Dari pengamatan itu aku semakin terhanyut dan tiba-tiba memikirkan drama komedi yang sedang dipertontonkan pemerintah di senayan. Begitu mudahnya mereka berebut kursi selayaknya semut mendapatkan sebutir gula sementara rakyatnya masih saja didera penderitaan karena sistem berkarakter konyol di negeri ini. Disaat para bocah merengek kelaparan pemerintahnya nyenyak karena dongeng panjang pembahasan RUU yang hingga sekarang masih berupa wacana dan berstatus perencanaan yang tertunda. Disaat para para buruh berkuras air mata bermandikan keringat dan dijadikan mesin pencetak uang, para pemerintah berebut milyaran rupiah seperti tikus menemukan makanan.
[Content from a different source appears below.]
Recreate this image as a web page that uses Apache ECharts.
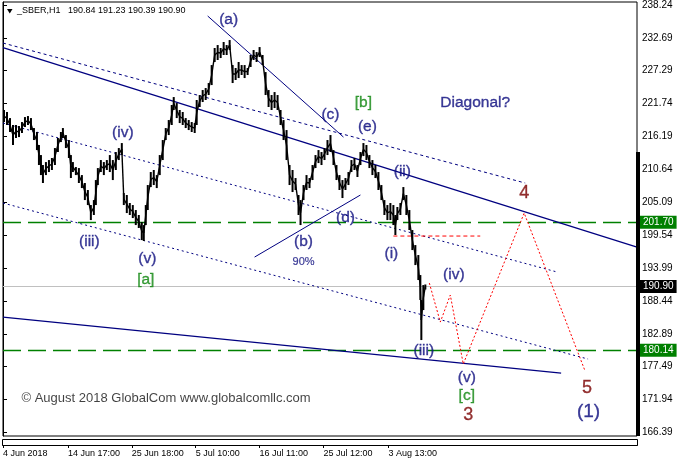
<!DOCTYPE html>
<html><head><meta charset="utf-8">
<script src="https://cdn.jsdelivr.net/npm/echarts@6/dist/echarts.min.js"></script>
<style>html,body{margin:0;padding:0;background:#fff}#c{width:678px;height:466px}</style>
</head><body><div id="c"></div>
<script>
// ---- data (bar index = hourly bar number, prices in RUB) ----
const barIdx = [1,4,7,10,13,16,19,22,25,28,31,34,36,38,40,43,46,49,52,55,58,60,63,66,68,70,73,76,79,82,85,88,91,93,95,98,101,104,107,110,113,116,119,121,124,127,130,133,136,139,141,143,145,148,151,154,157,160,163,166,169,171,174,177,180,183,186,189,192,194,197,200,203,206,209,212,215,218,221,224,227,230,233,236,239,242,245,248,251,254,257,260,263,266,269,272,275,278,281,284,287,290,293,296,298,301,304,307,310,313,316,319,322,325,328,331,334,337,340,343,346,349,352,355,358,361,364,367,370,373,376,379,382,385,388,391,393,395,398,401,404,407,410,413,416,418,419,421,423];
const barHigh = [220.62,220.28,219.26,218.09,218.09,217.92,218.59,219.43,219.60,219.26,217.58,216.91,214.72,213.03,211.35,211.85,212.19,212.53,214.21,215.90,216.91,217.58,216.40,215.56,213.03,211.85,211.01,210.84,209.66,208.32,207.14,204.61,205.45,208.82,210.84,212.19,211.85,212.19,213.03,212.19,213.54,214.21,215.05,206.63,206.30,204.95,204.61,203.77,202.93,201.75,201.24,204.61,207.98,210.17,210.51,209.66,213.03,215.56,217.58,218.93,221.46,222.80,221.79,220.62,220.28,219.26,218.93,218.59,218.42,222.30,223.14,223.98,224.32,225.16,228.19,231.06,231.56,231.06,232.07,231.56,232.40,228.19,227.69,228.70,228.19,228.19,227.69,229.88,230.72,230.38,231.22,229.88,227.01,223.98,223.14,223.64,223.14,220.62,218.93,217.24,211.35,210.51,209.16,206.30,205.45,207.98,209.66,209.16,211.35,213.03,213.87,213.54,214.21,215.56,216.40,213.87,211.35,209.66,208.82,209.16,210.17,212.19,212.53,211.35,213.54,215.05,214.72,213.03,212.19,211.35,210.17,207.98,205.45,204.61,204.95,204.61,202.93,204.28,204.95,207.64,206.30,203.77,200.40,197.87,196.19,192.82,188.61,191.13,191.23];
const barLow = [218.59,218.09,216.91,214.72,215.90,216.06,216.74,217.75,218.09,217.24,215.56,213.87,211.35,209.66,208.32,209.66,210.17,210.51,211.35,213.54,215.22,215.90,214.21,212.53,209.16,210.17,209.66,208.32,207.47,205.45,204.61,202.08,202.93,204.61,207.98,210.17,209.66,210.51,210.17,208.82,210.51,212.19,213.03,204.61,203.26,202.93,202.42,201.24,200.74,198.71,198.55,201.24,203.77,207.64,207.98,207.47,209.66,212.19,215.56,216.40,218.09,220.62,219.26,218.42,218.09,217.58,217.24,216.91,216.74,218.09,221.12,221.96,222.30,223.14,224.82,228.70,229.04,229.37,229.88,229.88,230.72,225.16,225.67,226.00,226.51,226.00,226.51,227.86,229.04,228.70,229.54,228.19,223.14,221.12,220.62,220.95,220.62,218.09,215.56,212.19,207.98,206.80,207.14,202.93,201.24,205.45,207.14,207.47,208.82,210.84,211.68,211.35,212.19,213.03,213.54,211.35,208.82,207.14,205.79,207.14,207.98,210.17,210.51,209.33,211.35,212.86,212.19,210.84,209.66,209.16,207.14,205.45,202.93,202.08,202.08,201.24,199.56,202.08,202.93,205.45,202.93,200.40,197.03,194.50,191.98,188.61,181.87,186.92,190.39];

const yTicks = [166.39,171.94,177.49,182.89,188.44,193.99,199.54,205.09,210.64,216.19,221.74,227.29,232.69,238.24];
const xTickIdx = [0,65,129,193,257,321,386];
const xTickText = ['4 Jun 2018','14 Jun 17:00','25 Jun 18:00','5 Jul 10:00','16 Jul 11:00','25 Jul 12:00','3 Aug 13:00'];

const levelHigh = 201.70;
const levelLow = 180.14;
const lastPrice = 190.90;
const headerSymbol = '_SBER,H1';
const headerOHLC = [190.84, 191.23, 190.39, 190.90];

// trend lines: [barIndex, price]
const upperChannel = [[0,231.14],[635,197.54]];
const upperDashed  = [[0,231.90],[523,208.32]];
const midDotted    = [[0,218.42],[555,193.33]];
const lowDotted    = [[0,204.95],[586,178.67]];
const lowerChannel = [[0,185.74],[559,176.31]];
const lineAC       = [[205,236.45],[341,216.06]];
const lineBD       = [[252,195.85],[358,206.30]];
const projection   = [[427,191.47],[438,184.90],[448,189.45],[461,177.83],[522,203.26],[583,176.65]];
const waveILevel   = [[391,199.39],[478,199.39]];

// annotations: [barIndex, price, text]
const navyLabels = [
  [226,235.77,'(a)'],[328,219.77,'(c)'],[365,217.84,'(e)'],[400,210.17,'(ii)'],
  [120,216.74,'(iv)'],[86.5,198.47,'(iii)'],[301,198.47,'(b)'],[343,202.42,'(d)'],
  [144.5,195.52,'(v)'],[389,196.44,'(i)'],[451.5,192.82,'(iv)'],[421.5,180.02,'(iii)'],
  [464.5,175.47,'(v)'],[473,221.79,'Diagonal?']
];
const greenLabels = [[361,221.79,'[b]'],[143,191.98,'[a]'],[464.5,172.44,'[c]']];
const redLabels = [[466,169.24,'3'],[522,206.63,'4'],[585,173.79,'5']];
const degreeLabels = [[586.5,169.83,'(1)']];
const noteLabels = [[301,195.10,'90%']];
const copyrightLabel = [[18,172.10,'\u00A9 August 2018 GlobalCom www.globalcomllc.com']];

// ---- chart ----
const FONT = "'Liberation Sans', Arial, sans-serif";
const NAVY = '#000080';
const LABEL_BLUE = '#0c0c7e';
const chart = echarts.init(document.getElementById('c'), null, {renderer:'canvas'});

function trend(data, type, width, color) {
  return {type:'line', data:data, showSymbol:false, silent:true, animation:false, z:3,
    lineStyle:{color:color||NAVY, width:width, type:type}};
}
function labels(data, color, size, pos, bw) {
  return {type:'scatter', data:data, symbolSize:1, silent:true, animation:false, z:6,
    itemStyle:{color:'rgba(0,0,0,0)'},
    label:{show:true, position:pos||'inside', distance:0, formatter:p=>p.data[2], color:color, fontSize:size, fontFamily:FONT,
      textBorderColor:color, textBorderWidth:(bw===undefined?0.35:bw)}};
}
function priceTag(v, bg, lineColor, lineType, lw) {
  return {yAxis:v, lineStyle:{color:lineColor, type:lineType, width:lw},
    label:{show:true, position:'end', distance:3, formatter:v.toFixed(2), color:'#fff', backgroundColor:bg,
      padding:[2,3,1,3], fontSize:10, fontFamily:FONT}};
}

chart.setOption({
  animation:false,
  backgroundColor:'#fff',
  grid:{left:2, top:2, right:41, bottom:30, show:true, borderColor:'#000', borderWidth:1, containLabel:false},
  xAxis:{type:'value', min:0, max:635, offset:9,
    axisLine:{show:true, lineStyle:{color:'#000', width:1}},
    axisTick:{show:true, customValues:xTickIdx, length:3, lineStyle:{color:'#000'}},
    axisLabel:{customValues:xTickIdx, formatter:v=>xTickText[xTickIdx.indexOf(v)], align:'left', margin:4,
      fontSize:9, color:'#000', fontFamily:FONT, hideOverlap:false},
    splitLine:{show:false}},
  yAxis:{type:'value', position:'right', min:165.71, max:238.81,
    axisLine:{show:true, lineStyle:{color:'#000'}},
    axisTick:{show:true, customValues:yTicks, length:4, lineStyle:{color:'#000'}},
    axisLabel:{customValues:yTicks, formatter:v=>v.toFixed(2), margin:5, fontSize:10, color:'#000', fontFamily:FONT},
    splitLine:{show:false}},
  graphic:[
    {type:'rect', shape:{x:2.5, y:439.5, width:635, height:6}, style:{fill:'none', stroke:'#000', lineWidth:1}, silent:true},
    {type:'rect', shape:{x:636, y:152, width:4, height:284}, style:{fill:'#000'}, silent:true, z:5},
    {type:'polygon', shape:{points:[[7,9],[12.5,9],[9.75,13.5]]}, style:{fill:'#000'}, silent:true},
    {type:'text', x:17, y:10.5, style:{text:headerSymbol, font:'9px '+FONT, fill:'#000', textVerticalAlign:'middle'}, silent:true},
    {type:'text', x:68, y:10.5, style:{text:headerOHLC.map(v=>v.toFixed(2)).join(' '), font:'9px '+FONT, fill:'#000', textVerticalAlign:'middle'}, silent:true}
  ],
  series:[
    {type:'line', data:[], silent:true, animation:false,
      markLine:{symbol:'none', silent:true, animation:false, z:2, data:[
        priceTag(lastPrice, '#000', '#c0c0c0', 'solid', 1),
        priceTag(levelHigh, '#008000', '#008000', [18,7], 1.4),
        priceTag(levelLow, '#008000', '#008000', [18,7], 1.4)
      ]}},
    trend(upperChannel, 'solid', 1.3),
    trend(upperDashed, [3,3], 1),
    trend(midDotted, [2,3], 1),
    trend(lowDotted, [2,3], 1),
    trend(lowerChannel, 'solid', 1.3),
    trend(lineAC, 'solid', 1),
    trend(lineBD, 'solid', 1),
    trend(projection, [2,2], 1, '#ff0000'),
    trend(waveILevel, [4,3], 1, '#ff0000'),
    {type:'custom', silent:true, animation:false, z:4,
      data:barIdx.map((x,i)=>[x, barHigh[i], barLow[i]]),
      encode:{x:0, y:[1,2]},
      renderItem:(params, api)=>{
        const i = params.dataIndex;
        const p1 = api.coord([api.value(0), api.value(1)]);
        const p2 = api.coord([api.value(0), api.value(2)]);
        const children = [{type:'rect', shape:{x:p1[0]-1, y:p1[1], width:2, height:Math.max(1, p2[1]-p1[1])}, style:{fill:'#000'}}];
        if (i < barIdx.length - 1) {
          const a = api.coord([barIdx[i], (barHigh[i]+barLow[i])/2]);
          const b = api.coord([barIdx[i+1], (barHigh[i+1]+barLow[i+1])/2]);
          children.push({type:'line', shape:{x1:a[0], y1:a[1], x2:b[0], y2:b[1]}, style:{stroke:'#000', lineWidth:1.4}});
        }
        return {type:'group', children:children};
      }},
    labels(navyLabels, LABEL_BLUE, 15.5),
    labels(greenLabels, '#118811', 15.5),
    labels(redLabels, '#7a0000', 18),
    labels(degreeLabels, LABEL_BLUE, 19),
    labels(noteLabels, LABEL_BLUE, 11, 'inside', 0.2),
    labels(copyrightLabel, '#111', 13, 'right', 0)
  ]
});
</script></body></html>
Mengemas pemikiran dan realita yang kulihat akhirnya muncul sebuah kesimpulan  bahwa pekerja rendahan seperti mereka yang hidup bernafaskan debu dan asap jalanan apakah ada artinya dimata pemerintah? Apakah pemerintah pernah memikirkan orang seperti mereka sehingga kemudian mengurungkan niat untuk memperkaya diri sendiri dan merealisasikan program penyejahteraan masyarakat. Akankah mereka yang hidup dari ujung pacul itu dijadikan salah satu pertimbangan di Senayan sana ketika menyepakati pebangunan infrastruktur yang sejatinya hanya akan memanjakan bangsa elite negara ini sehingga bapak-bapak ini kehilangan "kantor" mereka. Ya beginilah drama di negeriku. Tanpa kusadari kebijakan yang selalu kami dengar dari media massa sejenis siksaan seorang ibu tiri terhadap kami anaknya "rakyat jelata" yang lemah terhadap hukum.